**WRITTEN EXERCISE**
The material below holds a span beginning at the line with "Give me the Plotly source for this chart." and ending at the line with "fig = go.Figure()". Quote that span exactly, both ends included, and only that span.

**DATA SHOWN**
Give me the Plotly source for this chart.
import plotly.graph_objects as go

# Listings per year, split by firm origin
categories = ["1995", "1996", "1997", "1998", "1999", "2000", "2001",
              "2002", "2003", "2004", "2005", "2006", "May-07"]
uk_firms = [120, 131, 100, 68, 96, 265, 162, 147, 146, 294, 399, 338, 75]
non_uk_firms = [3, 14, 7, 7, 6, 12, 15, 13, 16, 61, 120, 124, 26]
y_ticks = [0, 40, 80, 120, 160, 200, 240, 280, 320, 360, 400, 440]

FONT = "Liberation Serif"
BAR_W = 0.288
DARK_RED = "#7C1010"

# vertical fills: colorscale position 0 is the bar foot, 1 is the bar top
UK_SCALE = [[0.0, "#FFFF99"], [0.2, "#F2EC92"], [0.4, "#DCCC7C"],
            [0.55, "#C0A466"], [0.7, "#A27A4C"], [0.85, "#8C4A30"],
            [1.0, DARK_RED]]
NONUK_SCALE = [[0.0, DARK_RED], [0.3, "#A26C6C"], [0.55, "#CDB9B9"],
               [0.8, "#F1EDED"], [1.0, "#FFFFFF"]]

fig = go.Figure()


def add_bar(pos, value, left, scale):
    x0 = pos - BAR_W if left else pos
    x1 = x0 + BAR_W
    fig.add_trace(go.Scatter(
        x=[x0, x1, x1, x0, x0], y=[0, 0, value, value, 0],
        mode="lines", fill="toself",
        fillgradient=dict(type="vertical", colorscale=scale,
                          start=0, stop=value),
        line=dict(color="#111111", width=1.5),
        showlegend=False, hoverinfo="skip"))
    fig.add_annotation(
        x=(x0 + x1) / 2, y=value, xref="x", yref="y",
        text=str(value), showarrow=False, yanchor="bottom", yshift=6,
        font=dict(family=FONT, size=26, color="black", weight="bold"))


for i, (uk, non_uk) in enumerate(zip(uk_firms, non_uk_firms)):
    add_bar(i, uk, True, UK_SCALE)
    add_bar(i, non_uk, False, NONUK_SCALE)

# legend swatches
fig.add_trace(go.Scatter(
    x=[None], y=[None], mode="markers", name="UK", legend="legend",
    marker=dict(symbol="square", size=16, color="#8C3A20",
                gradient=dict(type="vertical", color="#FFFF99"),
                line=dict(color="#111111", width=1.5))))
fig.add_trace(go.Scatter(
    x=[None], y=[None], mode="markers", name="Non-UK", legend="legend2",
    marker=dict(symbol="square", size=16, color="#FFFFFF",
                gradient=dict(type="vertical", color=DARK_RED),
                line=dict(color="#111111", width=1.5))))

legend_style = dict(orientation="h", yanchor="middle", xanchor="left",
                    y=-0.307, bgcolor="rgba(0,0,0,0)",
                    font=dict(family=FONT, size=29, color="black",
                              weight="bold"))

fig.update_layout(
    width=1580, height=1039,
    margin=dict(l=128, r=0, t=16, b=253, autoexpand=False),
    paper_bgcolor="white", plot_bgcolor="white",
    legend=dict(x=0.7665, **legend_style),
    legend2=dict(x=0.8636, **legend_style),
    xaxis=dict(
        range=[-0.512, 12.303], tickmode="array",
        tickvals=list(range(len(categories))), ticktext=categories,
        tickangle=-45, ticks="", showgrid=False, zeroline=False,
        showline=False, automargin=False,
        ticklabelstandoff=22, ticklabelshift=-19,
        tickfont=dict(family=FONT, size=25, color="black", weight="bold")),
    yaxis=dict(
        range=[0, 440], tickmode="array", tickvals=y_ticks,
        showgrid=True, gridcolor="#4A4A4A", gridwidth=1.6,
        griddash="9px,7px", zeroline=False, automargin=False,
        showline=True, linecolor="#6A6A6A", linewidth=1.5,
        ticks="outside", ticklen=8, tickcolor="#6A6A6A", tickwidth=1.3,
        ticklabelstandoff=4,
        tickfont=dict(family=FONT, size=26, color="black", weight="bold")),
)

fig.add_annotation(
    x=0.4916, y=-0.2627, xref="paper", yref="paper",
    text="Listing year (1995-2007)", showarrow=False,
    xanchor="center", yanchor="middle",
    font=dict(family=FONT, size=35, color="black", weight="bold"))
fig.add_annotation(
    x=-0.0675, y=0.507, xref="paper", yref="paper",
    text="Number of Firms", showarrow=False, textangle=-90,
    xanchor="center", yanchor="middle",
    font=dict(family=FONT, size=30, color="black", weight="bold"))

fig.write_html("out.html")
==
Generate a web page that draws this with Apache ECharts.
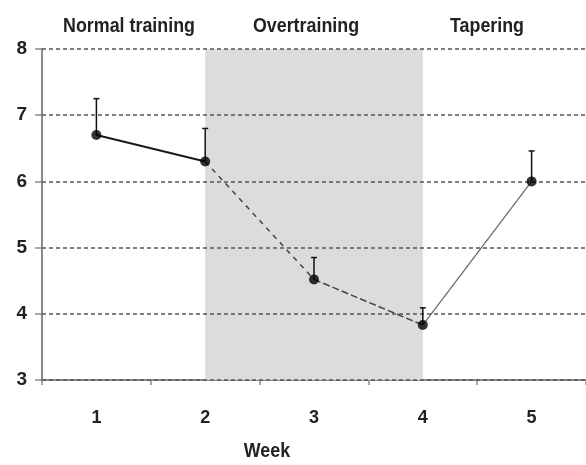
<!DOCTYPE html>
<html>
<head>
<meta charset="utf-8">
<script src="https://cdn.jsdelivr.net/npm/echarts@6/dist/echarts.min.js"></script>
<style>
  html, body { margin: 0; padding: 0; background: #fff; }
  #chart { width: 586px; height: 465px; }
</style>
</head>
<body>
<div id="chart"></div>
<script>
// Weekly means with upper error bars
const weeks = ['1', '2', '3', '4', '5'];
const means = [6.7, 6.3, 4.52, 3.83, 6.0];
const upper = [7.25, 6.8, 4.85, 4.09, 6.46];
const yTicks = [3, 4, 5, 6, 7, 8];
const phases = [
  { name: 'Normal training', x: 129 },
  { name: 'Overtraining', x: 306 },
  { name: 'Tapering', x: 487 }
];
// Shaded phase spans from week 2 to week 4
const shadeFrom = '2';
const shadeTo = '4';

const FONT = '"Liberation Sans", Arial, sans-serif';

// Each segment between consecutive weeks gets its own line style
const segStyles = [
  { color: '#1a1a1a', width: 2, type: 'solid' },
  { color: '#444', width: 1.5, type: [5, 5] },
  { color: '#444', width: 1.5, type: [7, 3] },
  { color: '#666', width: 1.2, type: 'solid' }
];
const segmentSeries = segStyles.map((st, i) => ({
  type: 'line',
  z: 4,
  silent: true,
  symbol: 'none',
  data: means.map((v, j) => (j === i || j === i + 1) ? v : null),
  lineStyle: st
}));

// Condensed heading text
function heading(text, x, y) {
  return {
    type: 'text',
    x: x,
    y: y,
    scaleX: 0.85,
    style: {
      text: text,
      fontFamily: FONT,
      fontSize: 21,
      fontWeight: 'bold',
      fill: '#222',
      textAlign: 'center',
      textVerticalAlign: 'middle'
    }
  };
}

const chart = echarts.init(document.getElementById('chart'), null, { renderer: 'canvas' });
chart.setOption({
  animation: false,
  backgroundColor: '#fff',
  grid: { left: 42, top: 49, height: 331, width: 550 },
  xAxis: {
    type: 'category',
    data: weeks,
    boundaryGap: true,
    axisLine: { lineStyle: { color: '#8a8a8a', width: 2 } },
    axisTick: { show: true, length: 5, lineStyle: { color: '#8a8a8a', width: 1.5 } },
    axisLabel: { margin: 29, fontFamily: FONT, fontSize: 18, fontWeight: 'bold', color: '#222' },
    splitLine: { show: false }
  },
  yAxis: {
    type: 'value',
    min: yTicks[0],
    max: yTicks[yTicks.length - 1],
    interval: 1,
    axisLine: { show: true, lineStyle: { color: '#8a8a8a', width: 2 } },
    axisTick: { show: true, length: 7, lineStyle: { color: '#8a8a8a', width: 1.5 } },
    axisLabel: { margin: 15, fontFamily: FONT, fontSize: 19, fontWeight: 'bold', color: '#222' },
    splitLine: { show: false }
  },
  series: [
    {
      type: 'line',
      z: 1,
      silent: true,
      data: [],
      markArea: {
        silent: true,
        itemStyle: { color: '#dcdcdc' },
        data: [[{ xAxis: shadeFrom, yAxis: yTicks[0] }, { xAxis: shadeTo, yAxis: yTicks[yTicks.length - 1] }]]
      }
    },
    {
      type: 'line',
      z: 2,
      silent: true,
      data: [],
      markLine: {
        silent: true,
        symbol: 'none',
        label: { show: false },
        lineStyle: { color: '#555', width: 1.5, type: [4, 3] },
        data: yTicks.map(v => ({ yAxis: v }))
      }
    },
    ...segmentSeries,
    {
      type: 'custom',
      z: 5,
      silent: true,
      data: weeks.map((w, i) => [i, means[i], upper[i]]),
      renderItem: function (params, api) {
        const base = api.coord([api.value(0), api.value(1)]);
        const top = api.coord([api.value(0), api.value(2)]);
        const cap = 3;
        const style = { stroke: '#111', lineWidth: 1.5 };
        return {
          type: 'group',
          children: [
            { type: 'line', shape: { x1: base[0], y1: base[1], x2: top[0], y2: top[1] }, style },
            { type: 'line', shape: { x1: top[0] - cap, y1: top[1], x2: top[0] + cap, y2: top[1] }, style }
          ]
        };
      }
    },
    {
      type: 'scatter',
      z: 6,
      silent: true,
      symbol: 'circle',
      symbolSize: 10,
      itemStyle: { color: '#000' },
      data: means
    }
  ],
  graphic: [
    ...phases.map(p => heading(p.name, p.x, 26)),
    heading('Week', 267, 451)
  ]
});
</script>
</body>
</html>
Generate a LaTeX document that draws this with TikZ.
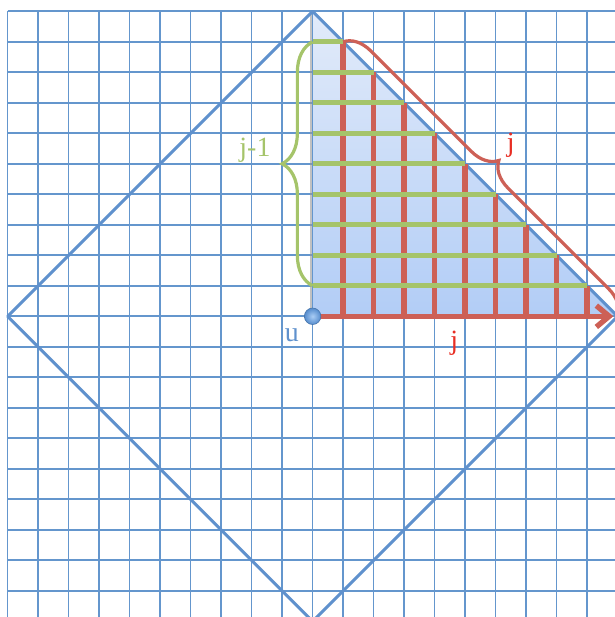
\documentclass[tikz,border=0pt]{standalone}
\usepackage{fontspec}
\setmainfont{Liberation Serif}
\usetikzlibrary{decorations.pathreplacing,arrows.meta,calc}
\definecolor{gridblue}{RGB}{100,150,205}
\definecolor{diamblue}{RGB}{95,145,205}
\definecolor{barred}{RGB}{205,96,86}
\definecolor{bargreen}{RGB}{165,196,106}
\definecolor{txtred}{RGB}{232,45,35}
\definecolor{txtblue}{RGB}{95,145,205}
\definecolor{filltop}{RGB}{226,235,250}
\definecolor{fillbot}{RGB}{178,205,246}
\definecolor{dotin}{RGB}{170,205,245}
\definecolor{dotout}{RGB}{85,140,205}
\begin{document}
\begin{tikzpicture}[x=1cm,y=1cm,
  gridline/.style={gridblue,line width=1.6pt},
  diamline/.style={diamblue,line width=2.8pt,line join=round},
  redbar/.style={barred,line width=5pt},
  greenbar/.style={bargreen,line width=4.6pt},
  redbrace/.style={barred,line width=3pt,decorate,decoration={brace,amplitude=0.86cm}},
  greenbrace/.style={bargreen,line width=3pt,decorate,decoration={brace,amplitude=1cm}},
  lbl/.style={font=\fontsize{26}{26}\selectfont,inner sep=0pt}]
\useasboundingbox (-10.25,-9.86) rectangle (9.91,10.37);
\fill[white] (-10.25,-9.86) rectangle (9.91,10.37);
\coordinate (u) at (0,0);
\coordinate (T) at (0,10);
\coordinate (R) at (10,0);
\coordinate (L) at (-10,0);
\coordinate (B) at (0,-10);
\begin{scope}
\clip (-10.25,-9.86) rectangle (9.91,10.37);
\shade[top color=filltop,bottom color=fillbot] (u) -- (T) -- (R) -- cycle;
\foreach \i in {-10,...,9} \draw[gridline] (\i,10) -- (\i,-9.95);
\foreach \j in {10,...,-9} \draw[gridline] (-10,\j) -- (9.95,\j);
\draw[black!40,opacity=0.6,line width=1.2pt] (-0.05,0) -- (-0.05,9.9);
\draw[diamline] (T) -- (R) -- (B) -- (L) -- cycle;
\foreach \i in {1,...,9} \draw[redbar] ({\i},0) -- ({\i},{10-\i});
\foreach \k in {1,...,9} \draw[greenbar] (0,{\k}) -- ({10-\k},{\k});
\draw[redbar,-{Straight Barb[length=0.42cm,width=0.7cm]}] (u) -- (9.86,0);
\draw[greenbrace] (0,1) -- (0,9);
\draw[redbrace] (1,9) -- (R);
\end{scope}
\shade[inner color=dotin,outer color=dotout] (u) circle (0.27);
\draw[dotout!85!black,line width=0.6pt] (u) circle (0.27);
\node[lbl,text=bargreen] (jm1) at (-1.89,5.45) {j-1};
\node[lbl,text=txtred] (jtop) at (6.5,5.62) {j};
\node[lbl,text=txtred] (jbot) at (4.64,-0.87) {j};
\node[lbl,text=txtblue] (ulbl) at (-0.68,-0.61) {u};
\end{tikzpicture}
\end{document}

**REPLY**
Give me the Plotly source for this chart.
import plotly.graph_objects as go

# Listings per year, split by firm origin
categories = ["1995", "1996", "1997", "1998", "1999", "2000", "2001",
              "2002", "2003", "2004", "2005", "2006", "May-07"]
uk_firms = [120, 131, 100, 68, 96, 265, 162, 147, 146, 294, 399, 338, 75]
non_uk_firms = [3, 14, 7, 7, 6, 12, 15, 13, 16, 61, 120, 124, 26]
y_ticks = [0, 40, 80, 120, 160, 200, 240, 280, 320, 360, 400, 440]

FONT = "Liberation Serif"
BAR_W = 0.288
DARK_RED = "#7C1010"

# vertical fills: colorscale position 0 is the bar foot, 1 is the bar top
UK_SCALE = [[0.0, "#FFFF99"], [0.2, "#F2EC92"], [0.4, "#DCCC7C"],
            [0.55, "#C0A466"], [0.7, "#A27A4C"], [0.85, "#8C4A30"],
            [1.0, DARK_RED]]
NONUK_SCALE = [[0.0, DARK_RED], [0.3, "#A26C6C"], [0.55, "#CDB9B9"],
               [0.8, "#F1EDED"], [1.0, "#FFFFFF"]]

fig = go.Figure()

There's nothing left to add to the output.